Alexis Ligon Holloway
Grant Type
Dissertation Fieldwork GrantInstitutional Affiliation
Duke U.Grant number
Gr. 10421Approve Date
October 11, 2022Project Title
Holloway, Alexis (Duke U.) "Composing Whiteness: Visuality, Racial Hierarchies, and Classical Music"ALEXIS HOLLOWAY, then a graduate student at Duke University, Durham, North Carolina, was awarded funding in October 2022 to aid research on “Composing Whiteness: Visuality, Racial Hierarchies, and Classical Music,” supervised by Dr. Lee D. Baker. This dissertation research provides one of the first ethnographic studies on the lived experiences of Black classical musicians in America.
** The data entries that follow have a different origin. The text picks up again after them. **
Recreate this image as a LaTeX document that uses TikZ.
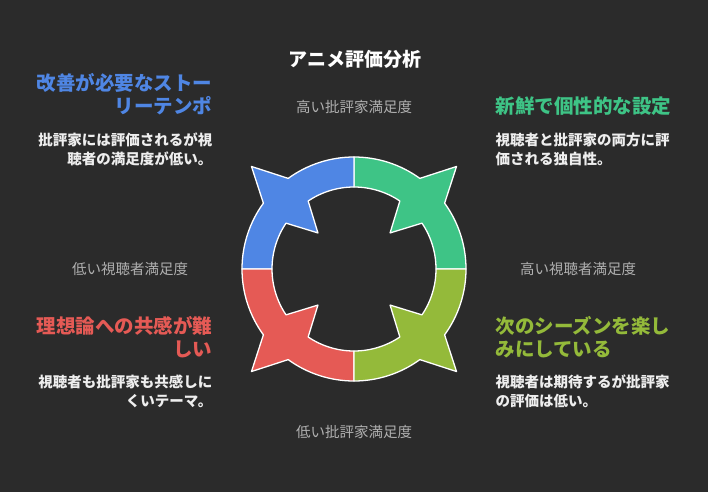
\documentclass[tikz,border=0pt]{standalone}
\usepackage{fontspec}
\setmainfont{Noto Sans CJK JP}
\definecolor{bg}{HTML}{2B2B2B}
\definecolor{cblue}{HTML}{4F86E4}
\definecolor{cgreen}{HTML}{3EC486}
\definecolor{colive}{HTML}{94BA3A}
\definecolor{cred}{HTML}{E55A55}
\definecolor{axisc}{HTML}{B0B0B0}
\definecolor{bodyc}{HTML}{EEEEEE}
\begin{document}
\begin{tikzpicture}[x=1pt,y=-1pt,
  seg/.style={draw=white,line width=1.3pt,line join=round},
  axislbl/.style={text=axisc,font=\fontsize{14.5}{17}\selectfont},
  headR/.style={anchor=east,align=right,font=\fontsize{19.5}{22.5}\selectfont\bfseries},
  headL/.style={anchor=west,align=left,font=\fontsize{19.5}{22.5}\selectfont\bfseries},
  bodyR/.style={anchor=east,align=right,text=bodyc,font=\fontsize{14.5}{19}\selectfont\bfseries},
  bodyL/.style={anchor=west,align=left,text=bodyc,font=\fontsize{14.5}{19}\selectfont\bfseries}]
\fill[bg] (0,0) rectangle (708,492);
\foreach \col/\b in {cgreen/0,cblue/90,cred/180,colive/270}{
  \pgfmathsetmacro{\m}{\b+45}
  \fill[\col,seg,shift={(354,269)},y=1pt] (\b:112) arc[start angle=\b,end angle=\m-9,radius=112]
    -- (\m:145) -- (\m+9:112) arc[start angle=\m+9,end angle=\b+90,radius=112]
    -- (\b+90:82) arc[start angle=\b+90,end angle=\m+11,radius=82]
    -- (\m:51) -- (\m-11:82) arc[start angle=\m-11,end angle=\b,radius=82] -- cycle;
}
\node[text=white,font=\fontsize{19}{22}\selectfont\bfseries] (title) at (355,59) {アニメ評価分析};
\node[axislbl] (hc) at (354,107) {高い批評家満足度};
\node[axislbl] (lc) at (354,432) {低い批評家満足度};
\node[axislbl] (la) at (130,269) {低い視聴者満足度};
\node[axislbl] (ha) at (578,269) {高い視聴者満足度};
\node[headR,text=cblue] (h1) at (216,94) {改善が必要なストー\\リーテンポ};
\node[bodyR] (b1) at (216,149.5) {批評家には評価されるが視\\聴者の満足度が低い。};
\node[headL,text=cgreen] (h2) at (492,106) {新鮮で個性的な設定};
\node[bodyL] (b2) at (492,149.5) {視聴者と批評家の両方に評\\価される独自性。};
\node[headR,text=cred] (h3) at (216,337) {理想論への共感が難\\しい};
\node[bodyR] (b3) at (216,391) {視聴者も批評家も共感しに\\くいテーマ。};
\node[headL,text=colive] (h4) at (492,337) {次のシーズンを楽し\\みにしている};
\node[bodyL] (b4) at (492,391) {視聴者は期待するが批評家\\の評価は低い。};
\end{tikzpicture}
\end{document}
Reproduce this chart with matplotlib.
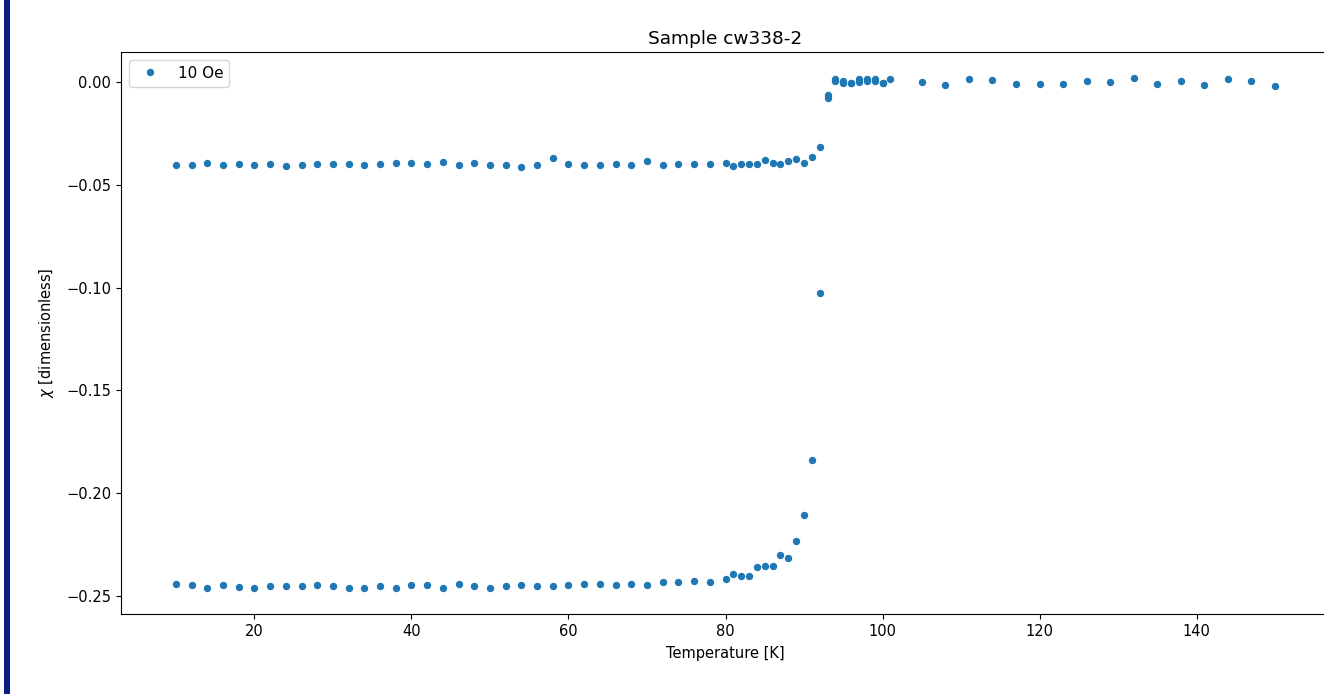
import matplotlib
matplotlib.use("Agg")
import matplotlib.pyplot as plt
from matplotlib.patches import Rectangle

# Field-cooled branch (upper)
T_fc = [10, 12, 14, 16, 18, 20, 22, 24, 26, 28, 30, 32, 34, 36, 38, 40, 42, 44,
        46, 48, 50, 52, 54, 56, 58, 60, 62, 64, 66, 68, 70, 72, 74, 76, 78, 80,
        81, 82, 83, 84, 85, 86, 87, 88, 89, 90, 91, 92, 93, 94, 95, 96, 97, 98,
        99, 100, 101, 105, 108, 111, 114, 117, 120, 123, 126, 129, 132, 135,
        138, 141, 144, 147, 150]
chi_fc = [-0.0404, -0.0404, -0.0394, -0.0404, -0.0399, -0.0404, -0.0399, -0.0409,
          -0.0404, -0.0399, -0.0399, -0.0399, -0.0404, -0.0399, -0.0394, -0.0394,
          -0.0399, -0.0389, -0.0404, -0.0394, -0.0404, -0.0404, -0.0414, -0.0404,
          -0.0370, -0.0399, -0.0404, -0.0404, -0.0398, -0.0404, -0.0386, -0.0404,
          -0.0398, -0.0398, -0.0398, -0.0393, -0.0410, -0.0399, -0.0398, -0.0398,
          -0.0381, -0.0393, -0.0398, -0.0386, -0.0373, -0.0393, -0.0364, -0.0315,
          -0.0063, 0.0013, 0.0006, -0.0006, 0.0015, 0.0015, 0.0015, -0.0006,
          0.0015, -0.0002, -0.0013, 0.0015, 0.0010, -0.0008, -0.0008, -0.0008,
          0.0003, -0.0002, 0.0021, -0.0008, 0.0003, -0.0013, 0.0015, 0.0003,
          -0.0018]

# Zero-field-cooled branch (lower)
T_zfc = [10, 12, 14, 16, 18, 20, 22, 24, 26, 28, 30, 32, 34, 36, 38, 40, 42, 44,
         46, 48, 50, 52, 54, 56, 58, 60, 62, 64, 66, 68, 70, 72, 74, 76, 78, 80,
         81, 82, 83, 84, 85, 86, 87, 88, 89, 90, 91, 92, 93, 94, 95, 96, 97, 98,
         99, 100]
chi_zfc = [-0.2441, -0.2447, -0.2463, -0.2445, -0.2457, -0.2463, -0.2452, -0.2452,
           -0.2452, -0.2445, -0.2452, -0.2459, -0.2463, -0.2452, -0.2459, -0.2445,
           -0.2445, -0.2459, -0.2441, -0.2452, -0.2459, -0.2452, -0.2445, -0.2452,
           -0.2452, -0.2445, -0.2441, -0.2441, -0.2445, -0.2441, -0.2445, -0.2434,
           -0.2434, -0.2429, -0.2434, -0.2418, -0.2395, -0.2402, -0.2402, -0.2361,
           -0.2352, -0.2356, -0.2301, -0.2317, -0.2233, -0.2107, -0.1839, -0.1027,
           -0.0079, 0.0006, -0.0006, -0.0006, -0.0002, 0.0002, 0.0002, -0.0006]

series_label = "10 Oe"
title = "Sample cw338-2"
xlabel = "Temperature [K]"
ylabel = r"$\chi$ [dimensionless]"

W, H = 1324, 694
fig = plt.figure(figsize=(W / 100, H / 100), dpi=100)
ax = fig.add_axes([121 / W, (H - 614) / H, (1330 - 121) / W, (614 - 52) / H])

T_all = T_zfc + T_fc
chi_all = chi_zfc + chi_fc
ax.plot(T_all, chi_all, linestyle="none", marker="o", markersize=4.3,
        color="#1f77b4", label=series_label)

ax.set_title(title, fontsize=13.3)
ax.set_xlabel(xlabel, fontsize=10.5, labelpad=5.5)
ax.set_ylabel(ylabel, fontsize=10.5, labelpad=7.5)
ax.tick_params(labelsize=10.5)
ax.legend(loc="upper left", fontsize=11)

fig.patches.append(Rectangle((4 / W, 0), 5.5 / W, 1, transform=fig.transFigure,
                             facecolor="#0b1f7d", edgecolor="none"))

fig.savefig("out.png", dpi=100)
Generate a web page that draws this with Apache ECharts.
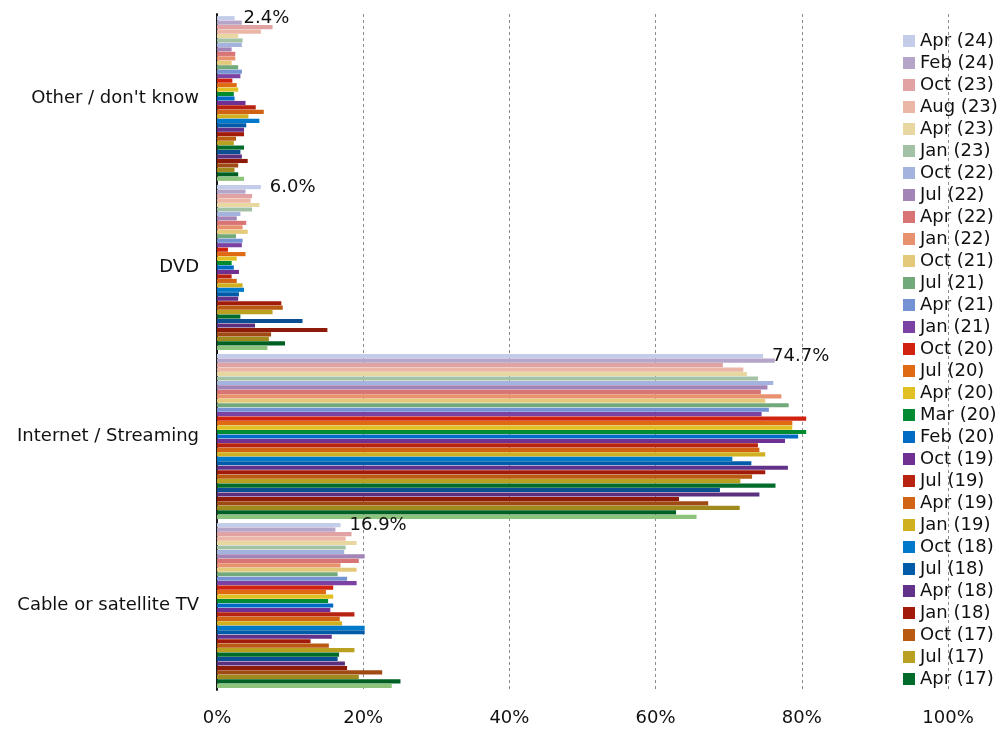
<!DOCTYPE html>
<html>
<head>
<meta charset="utf-8">
<title>Viewing platforms</title>
<script src="https://cdn.jsdelivr.net/npm/echarts@6/dist/echarts.min.js"></script>
<style>
  html, body { margin: 0; padding: 0; background: #ffffff; }
  #chart { width: 1003px; height: 736px; }
</style>
</head>
<body>
<div id="chart"></div>
<script>
// Categories, top to bottom
const categories = ['Other / don\'t know', 'DVD', 'Internet / Streaming', 'Cable or satellite TV'];

// Survey waves, newest first
const waveNames = [
  'Apr (24)', 'Feb (24)', 'Oct (23)', 'Aug (23)', 'Apr (23)', 'Jan (23)', 'Oct (22)', 'Jul (22)',
  'Apr (22)', 'Jan (22)', 'Oct (21)', 'Jul (21)', 'Apr (21)', 'Jan (21)', 'Oct (20)', 'Jul (20)',
  'Apr (20)', 'Mar (20)', 'Feb (20)', 'Oct (19)', 'Jul (19)', 'Apr (19)', 'Jan (19)', 'Oct (18)',
  'Jul (18)', 'Apr (18)', 'Jan (18)', 'Oct (17)', 'Jul (17)', 'Apr (17)',
  'Jan (17)', 'Oct (16)', 'Jul (16)', 'Apr (16)', 'Jan (16)', 'Oct (15)', 'Jul (15)'
];

// Waves listed in the legend
const legendWaves = waveNames.slice(0, 30);

// Share of respondents (%) per wave, one array per category
const otherValues = [2.4, 3.4, 7.6, 6.0, 2.9, 3.5, 3.4, 2.0, 2.5, 2.5, 2.0, 2.9, 3.4, 3.2, 2.1, 2.7, 2.9, 2.3, 2.4, 3.9,
  5.3, 6.4, 4.3, 5.8, 4.0, 3.7, 3.7, 2.6, 2.3, 3.7, 3.2, 3.4, 4.2, 2.9, 2.4, 2.9, 3.7];
const dvdValues = [6.0, 3.9, 4.8, 4.6, 5.8, 4.8, 3.2, 2.7, 4.0, 3.5, 4.2, 2.6, 3.5, 3.4, 1.5, 3.9, 2.7, 2.0, 2.3, 3.0,
  2.0, 2.7, 3.5, 3.7, 3.0, 2.9, 8.8, 9.0, 7.6, 3.2, 11.7, 5.2, 15.1, 7.4, 7.1, 9.3, 6.9];
const internetValues = [74.7, 76.3, 69.2, 72.0, 72.5, 74.0, 76.1, 75.3, 74.4, 77.2, 75.0, 78.2, 75.5, 74.5, 80.6, 78.7,
  78.7, 80.6, 79.5, 77.7, 74.0, 74.2, 75.0, 70.5, 73.1, 78.1, 75.0, 73.2, 71.6, 76.4, 68.8, 74.2, 63.2, 67.2, 71.5, 62.8, 65.6];
const cableValues = [16.9, 16.2, 18.4, 17.6, 19.1, 17.6, 17.4, 20.2, 19.4, 16.9, 19.1, 16.5, 17.8, 19.1, 15.9, 14.9,
  15.9, 15.2, 15.9, 15.5, 18.8, 16.8, 17.1, 20.2, 20.2, 15.7, 12.8, 15.3, 18.8, 16.7, 16.5, 17.5, 17.8, 22.6, 19.4, 25.1, 23.9];

// X axis tick labels
const xTicks = [0, 20, 40, 60, 80, 100];

// Wave colours
const palette = [
  '#c3cde9', '#b5a6c9', '#e0a2a2', '#ecb6a6', '#e9d7a1', '#a3c1a4', '#a3b3de', '#a384b7',
  '#d87474', '#e8916f', '#e4c97a', '#72a97b', '#7592d2', '#7b42a3', '#d0220f', '#e06a12',
  '#e0c022', '#008a32', '#006bc4', '#703092', '#b82210', '#d06414', '#d1b020', '#0079ca',
  '#005ba9', '#62318a', '#a21b0a', '#b95a12', '#b9a020', '#006b2a',
  '#0b4f92', '#5a2f7e', '#8e1a0a', '#a04a14', '#a08a1e', '#005f22', '#8cc47c'
];

const FONT = '"DejaVu Sans", Verdana, sans-serif';
const FONT_SIZE = 18;

const series = waveNames.map((name, i) => ({
  name: name,
  type: 'bar',
  barGap: '8%',
  barCategoryGap: '2.5%',
  itemStyle: { color: palette[i] },
  emphasis: { disabled: true },
  label: i === 0 ? {
    show: true,
    position: 'right',
    distance: 9,
    fontFamily: FONT,
    fontSize: FONT_SIZE,
    color: '#111111',
    formatter: p => p.value.toFixed(1) + '%'
  } : { show: false },
  data: [otherValues[i], dvdValues[i], internetValues[i], cableValues[i]]
}));

const chart = echarts.init(document.getElementById('chart'), null, { renderer: 'canvas' });
chart.setOption({
  backgroundColor: '#ffffff',
  animation: false,
  color: palette,
  grid: { left: 217, right: 55, top: 14, bottom: 46, containLabel: false },
  legend: {
    data: legendWaves,
    orient: 'vertical',
    left: 898,
    top: 27,
    itemWidth: 12,
    itemHeight: 12,
    itemGap: 4,
    icon: 'rect',
    selectedMode: false,
    textStyle: { fontFamily: FONT, fontSize: FONT_SIZE, color: '#111111', lineHeight: 18 }
  },
  xAxis: {
    type: 'value',
    min: xTicks[0],
    max: xTicks[xTicks.length - 1],
    interval: xTicks[1] - xTicks[0],
    axisLine: { show: false },
    axisTick: { show: false },
    axisLabel: {
      margin: 19,
      fontFamily: FONT,
      fontSize: FONT_SIZE,
      color: '#111111',
      formatter: v => v + '%'
    },
    splitLine: {
      show: true,
      lineStyle: { color: '#8c8c8c', width: 1, type: [3, 3] }
    }
  },
  yAxis: {
    type: 'category',
    data: categories,
    inverse: true,
    axisLine: { show: true, lineStyle: { color: '#1a1a1a', width: 2 } },
    axisTick: { show: false },
    axisLabel: {
      margin: 18,
      fontFamily: FONT,
      fontSize: FONT_SIZE,
      color: '#111111'
    },
    splitLine: { show: false }
  },
  series: series
});
</script>
</body>
</html>
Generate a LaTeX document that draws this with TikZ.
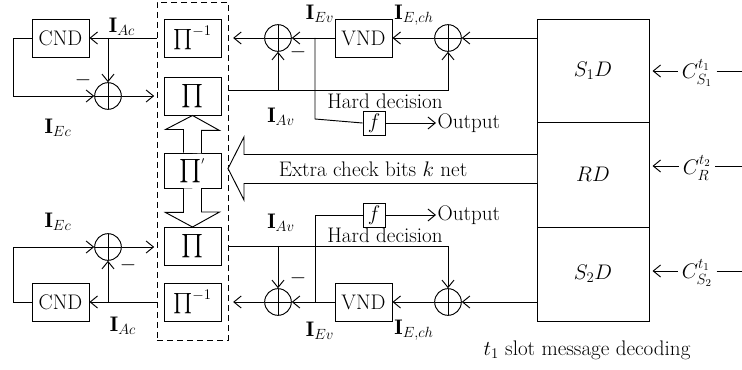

Despite nearly three decades of diversification efforts, Black musicians only make up 1.8% of professional symphonic musicians nationwide. However, this research has demonstrated a plethora of Black classically trained music creatives in the U.S. This absence is a result of the construction of classical music as an exclusively white genre. Caught at the intersection of invisibility (the false narrative of a lack of talent in Black American communities) and hypervisibility (constantly being perceived as in excess), Black classical musicians are devising creative ways to share their stories, make their presence known, and to challenge the hegemony of racial quietude. This ethnography investigates the underrepresentation of Black musicians in U.S. orchestras to understand how anti-Black racism shapes not only the profession but music itself. Approaching music as both an aesthetic/theoretical object and a workplace, this project asks: How do racialized aesthetic hierarchies coalesce on the Black body in pedagogical and performance practices? And how do Black musicians find strategies for resisting racist ideologies and structures so that they can continue to find enrichment in dedicating their lives to classical music?